Gray wolf. File photo.
U.S. Fish & Wildlife Service (PD)

State wildlife managers in Montana’s northwest corner want to change wolf hunting regulations. Under a new proposal from Montana Fish, Wildlife and Parks Region 1, general hunting and trapping seasons for wolves would lengthen and the individual kill limit would double.

The proposal extends the general wolf hunting season by a month and a half. Wolf trapping would be 15 days longer, and the individual harvest limit would move from five to 10 wolves. Region 1 is also asking the commission to extend public comment on this proposal through March 16.

FWP’s various regions usually submit proposals on hunting season dates and regulations every December. FWP Region 1 spokesperson Dillon Tabish said public meetings on the proposals it originally submitted last year received immense interest in extending the seasons.

“And biologically, we have the wolf population here in northwest Montana to sustain additional harvest opportunity, and we wanted to be responsive to our public input and those who participated in that public process,” Tabish said.

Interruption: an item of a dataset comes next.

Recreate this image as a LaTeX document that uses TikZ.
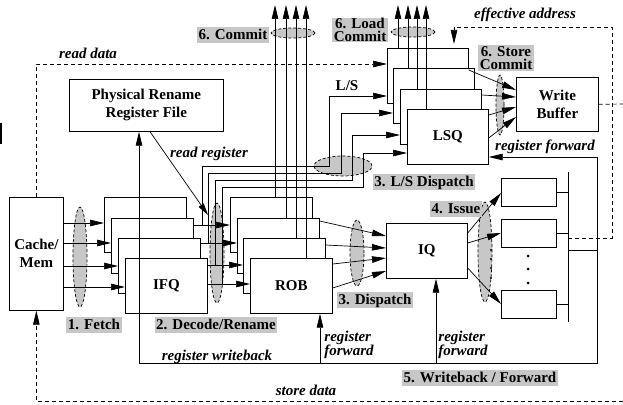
\documentclass[tikz,border=0pt]{standalone}
\usepackage{fontspec}
\setmainfont{Liberation Serif}
\usetikzlibrary{arrows.meta,shapes.geometric}
\definecolor{lgray}{gray}{0.78}
\definecolor{egray}{gray}{0.78}
\begin{document}
\begin{tikzpicture}[x=1pt,y=-1pt, line width=0.7pt,
  >={Triangle[length=14pt,width=6.5pt]},
  bfont/.style={font=\bfseries\fontsize{15}{18}\selectfont},
  qbox/.style={draw, fill=white, minimum width=82pt, minimum height=55pt, inner sep=0pt, anchor=north west, bfont},
  fubox/.style={draw, fill=white, minimum width=55pt, minimum height=28pt, inner sep=0pt, anchor=north west},
  dashline/.style={dash pattern=on 4pt off 3pt},
  gell/.style={ellipse, draw, fill=egray, dash pattern=on 3pt off 2pt, inner sep=0pt},
  glabel/.style={fill=lgray, inner xsep=1.5pt, inner ysep=1pt, text height=11pt, text depth=2.5pt, bfont},
  glabeltwo/.style={fill=lgray, inner xsep=1.5pt, inner ysep=0.5pt, align=center, font=\bfseries\fontsize{15}{12.5}\selectfont},
  ilabel/.style={inner sep=0pt, font=\bfseries\itshape\fontsize{15}{12.5}\selectfont},
]
\useasboundingbox (0,0) rectangle (623,404);

% gray ellipses
\node[gell, minimum width=14pt, minimum height=100pt] (fetchE) at (80,257) {};
\node[gell, minimum width=14pt, minimum height=100pt] (decE) at (217,253) {};
\node[gell, minimum width=14pt, minimum height=66pt] (dispE) at (357,253) {};
\node[gell, minimum width=14pt, minimum height=100pt] (issueE) at (485,252) {};
\node[gell, minimum width=58pt, minimum height=20pt] (lsdE) at (343,166) {};
\node[gell, minimum width=44pt, minimum height=10pt] (comE) at (293,33) {};
\node[gell, minimum width=44pt, minimum height=10pt] (lcomE) at (413,32) {};
\node[gell, minimum width=8pt, minimum height=60pt] (scomE) at (500,105) {};

% single boxes
\node[draw, fill=white, minimum width=54pt, minimum height=113pt, inner sep=0pt, anchor=north west, bfont, align=center] (cache) at (9,197) {Cache/\\Mem};
\node[draw, fill=white, minimum width=154pt, minimum height=52pt, inner sep=0pt, anchor=north west, bfont, align=center] (prrf) at (69,79) {Physical Rename\\Register File};
\node[qbox, minimum width=81pt] (iq) at (386,223) {IQ};
\node[qbox, minimum height=54pt, align=center] (wb) at (516,77) {Write\\Buffer};
\node[fubox] (fu1) at (501,178) {};
\node[fubox] (fu2) at (501,219) {};
\node[fubox] (fu3) at (501,290) {};

% stacks
\node[qbox] (ifq1) at (104,197) {};
\node[qbox] (ifq2) at (111,218) {};
\node[qbox] (ifq3) at (118,238) {};
\node[qbox] (ifq) at (125,258) {IFQ};
\node[qbox] (rob1) at (230,197) {};
\node[qbox] (rob2) at (237,218) {};
\node[qbox] (rob3) at (243,238) {};
\node[qbox] (rob) at (250,258) {ROB};
\node[qbox, minimum width=81pt] (lsq1) at (387,48) {};
\node[qbox, minimum width=81pt] (lsq2) at (393,68) {};
\node[qbox, minimum width=81pt] (lsq3) at (400,89) {};
\node[qbox, minimum width=81pt] (lsq) at (407,109) {LSQ};

% fetch
\foreach \yy/\tt in {223/ifq1, 243/ifq2, 266/ifq3, 287/ifq}
  \draw[->] (cache.east |- 0,\yy) -- (\tt.west |- 0,\yy);

% decode / rename
\draw[->] (ifq2.east |- 0,225) -- (rob1.west |- 0,225);
\draw[->] (ifq3.east |- 0,243) -- (rob2.west |- 0,243);
\draw[->] (ifq.east |- 0,265) -- (rob3.west |- 0,265);
\draw[->] (ifq.east |- 0,284) -- (rob.west |- 0,284);

% L/S dispatch
\draw[->] (202,225) |- (329,166) |- (lsq1.west |- 0,96);
\draw[->] (208,243) |- (341,173) |- (lsq2.west |- 0,113);
\draw[->] (215,265) |- (352,180) |- (lsq3.west |- 0,135);
\draw[->] (222,284) |- (363,187) |- (lsq.west |- 0,153);

% commit
\draw[->] (rob1.north -| 275,0) -- (275,5);
\draw[->] (rob2.north -| 286,0) -- (286,5);
\draw[->] (rob3.north -| 296,0) -- (296,5);
\draw[->] (rob.north -| 306,0) -- (306,5);
\draw[->] (lsq1.north -| 398,0) -- (398,5);
\draw[->] (lsq2.north -| 408,0) -- (408,5);
\draw[->] (lsq3.north -| 417,0) -- (417,5);
\draw[->] (lsq.north -| 426,0) -- (426,5);

% dispatch
\draw[->] (rob2.east |- 0,221) -- (iq.west |- 0,236);
\draw[->] (rob3.east |- 0,245) -- (iq.west |- 0,248);
\draw[->] (rob.east |- 0,264) -- (iq.west |- 0,258);
\draw[->] (rob.east |- 0,288) -- (iq.west |- 0,271);

% issue
\draw[->] (iq.east |- 0,233) -- (fu1.west |- 0,193);
\draw[->] (iq.east |- 0,243) -- (fu2.west |- 0,233);
\draw[->] (iq.east |- 0,268) -- (fu3.west |- 0,304);
\foreach \yy in {250,259,268,278} \fill (491,\yy) circle (1.2pt);
\foreach \yy in {256,269,283} \fill (528,\yy) circle (1.5pt);

% store commit
\draw[->] (lsq1.east |- 0,70) -- (wb.west |- 0,90);
\draw[->] (lsq3.east |- 0,95) -- (wb.west |- 0,97);
\draw[->] (lsq.east |- 0,115) -- (wb.west |- 0,107);
\draw[->] (lsq.east |- 0,138) -- (wb.west |- 0,117);

% result bus and writeback
\coordinate (bustop) at (568,172);
\coordinate (busbot) at (568,322);
\draw (bustop) -- (busbot);
\draw (fu1.east) -- (fu1.east -| bustop);
\draw (fu2.east) -- (fu2.east -| bustop);
\draw (fu3.east) -- (fu3.east -| bustop);
\coordinate (wbk) at (597,250);
\draw (568,250) -- (wbk);
\draw[->] (wbk) |- (lsq.east |- 0,157);
\draw[->] (wbk) |- (139,363) -- (prrf.south -| 139,0);
\draw[->] (320,363) -- (rob.south -| 320,0);
\draw[->] (436,363) -- (iq.south -| 436,0);

% read register
\draw[->, >={Triangle[length=12pt,width=6pt]}] (prrf.south -| 150,0) -- (208,215);

% dashed memory paths
\draw[dashline,->] (cache.north) |- (lsq1.west |- 0,64);
\draw[dashline,->] (568,238) -| (612,27) -| (454,44);
\draw[dashline] (wb.east) -- (623,104);
\draw[dashline,->] (623,401) -| (cache.south);

% left bar
\draw[line width=2pt] (1,123) -- (1,144);

% labels
\node[ilabel] (lreaddata) at (88,53) {read data};
\node[ilabel] (leff) at (525,15) {effective address};
\node[ilabel] (lreadreg) at (209,154) {read register};
\node[ilabel] (lregfwd) at (545,147) {register forward};
\node[ilabel] (lregwb) at (217,357) {register writeback};
\node[ilabel, align=left] (lfwd1) at (349,345) {register\\forward};
\node[ilabel, align=left] (lfwd2) at (463,345) {register\\forward};
\node[ilabel] (lstore) at (306,390) {store data};
\node[bfont, inner sep=0pt] (lls) at (347,86) {L/S};

\node[glabel] (gcommit) at (233,35) {6. Commit};
\node[glabeltwo] (gload) at (360,30) {6. Load\\Commit};
\node[glabeltwo, font=\bfseries\fontsize{15}{13}\selectfont, inner ysep=1pt] (gstore) at (506,58) {6. Store\\Commit};
\node[glabel] (glsd) at (424,182) {3. L/S Dispatch};
\node[glabel] (gissue) at (456,209) {4. Issue};
\node[glabel] (gdisp) at (375,300) {3. Dispatch};
\node[glabel] (gfetch) at (94,325) {1. Fetch};
\node[glabel] (gdec) at (216,325) {2. Decode/Rename};
\node[glabel] (gwb) at (480,378) {5. Writeback / Forward};
\end{tikzpicture}
\end{document}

There is opposition, though. Some environmental groups are specifically concerned about the impacts extended trapping will have on other species, such as grizzly bears who leave their dens early.

Marc Cooke with the Stevensville advocacy group Wolves of the Rockies has a harsher view.

“I understand what’s going on: Montana doesn’t want wolves,” he said. “They can’t manage wolves properly, and they just want to hammer that number to the lowest possible denominator without triggering a review by the endangered species act.”

FWP estimates there are currently 800 wolves statewide, with the highest density in Region 1. Cooke takes issue with how that estimate is made. Wolf populations in the state peaked in 2013 with about 1,100.

The Montana Fish and Wildlife Commission is set to meet on Feb. 13.